Labeling Turkish News Stories with CRF

7th International Conference on Application of Information and Communication Technologies (AICT), Baku, Azerbaycan, 23 - 25 Ekim 2013, ss.384-388

Yayın Türü: Bildiri / Tam Metin Bildiri
Basıldığı Şehir: Baku
Basıldığı Ülke: Azerbaycan
Sayfa Sayıları: ss.384-388
İstanbul Teknik Üniversitesi Adresli: Evet

Özet

Drastically document increase in Web requires semantic web applications in order to lead the Web to its full potential. Extracting important phrases in a document facilitates finding expected information. In this paper, a new approach that is labeling the main subject, main predicate, main location and main date of an electronic document is introduced. The main subject label tells whom or what the document about.

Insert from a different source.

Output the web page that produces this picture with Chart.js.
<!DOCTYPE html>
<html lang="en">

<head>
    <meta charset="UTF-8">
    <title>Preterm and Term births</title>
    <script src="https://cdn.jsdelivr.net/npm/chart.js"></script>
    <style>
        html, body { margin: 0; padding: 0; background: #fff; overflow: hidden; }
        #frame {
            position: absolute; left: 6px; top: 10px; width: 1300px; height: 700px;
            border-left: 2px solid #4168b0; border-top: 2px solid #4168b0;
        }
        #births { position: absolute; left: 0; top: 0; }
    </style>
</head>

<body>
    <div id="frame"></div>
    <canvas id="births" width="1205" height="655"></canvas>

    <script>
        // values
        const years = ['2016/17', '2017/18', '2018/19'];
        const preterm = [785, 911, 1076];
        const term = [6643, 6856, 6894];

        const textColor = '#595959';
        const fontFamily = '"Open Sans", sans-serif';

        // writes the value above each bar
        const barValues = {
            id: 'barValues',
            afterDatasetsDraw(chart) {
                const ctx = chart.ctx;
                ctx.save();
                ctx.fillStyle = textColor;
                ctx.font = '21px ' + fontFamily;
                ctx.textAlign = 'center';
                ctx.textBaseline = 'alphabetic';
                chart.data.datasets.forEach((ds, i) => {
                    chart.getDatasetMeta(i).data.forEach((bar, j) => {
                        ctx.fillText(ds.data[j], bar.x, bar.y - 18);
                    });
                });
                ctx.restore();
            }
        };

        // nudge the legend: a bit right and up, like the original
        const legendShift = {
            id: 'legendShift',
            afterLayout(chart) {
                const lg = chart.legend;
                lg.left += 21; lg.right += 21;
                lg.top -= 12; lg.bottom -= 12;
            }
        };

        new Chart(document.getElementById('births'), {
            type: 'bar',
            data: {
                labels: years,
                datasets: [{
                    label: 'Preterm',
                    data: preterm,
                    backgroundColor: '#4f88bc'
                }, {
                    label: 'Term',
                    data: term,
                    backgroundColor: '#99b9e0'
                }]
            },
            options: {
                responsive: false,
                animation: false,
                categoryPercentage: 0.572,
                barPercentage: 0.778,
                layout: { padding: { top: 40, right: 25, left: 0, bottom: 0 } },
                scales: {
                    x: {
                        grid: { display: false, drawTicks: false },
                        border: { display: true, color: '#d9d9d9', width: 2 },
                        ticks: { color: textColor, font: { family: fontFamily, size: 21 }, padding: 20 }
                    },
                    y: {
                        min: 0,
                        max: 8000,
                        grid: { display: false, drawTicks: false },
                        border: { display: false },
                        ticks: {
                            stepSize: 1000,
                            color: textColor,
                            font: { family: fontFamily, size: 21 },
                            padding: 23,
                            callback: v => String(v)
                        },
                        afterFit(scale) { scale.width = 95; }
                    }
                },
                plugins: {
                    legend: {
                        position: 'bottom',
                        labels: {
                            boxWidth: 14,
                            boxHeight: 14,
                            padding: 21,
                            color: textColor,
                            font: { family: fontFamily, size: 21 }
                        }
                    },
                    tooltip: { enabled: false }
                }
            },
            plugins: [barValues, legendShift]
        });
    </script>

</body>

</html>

The main predicate label tells what the subject is or does. The main location label tells where the activities passed and the main date label tells when the document passed. With the help of this new methodology, extraction of not only high level description of the content, but also the attribute of a phrase in a document is provided. As experimental set, Turkish news stories are selected. To use as a training and test set, manual labeling is made by human annotators. Then, different models for each label are implemented to extract the labels automatically and they are compared to manually labeled results to evaluation process of this study.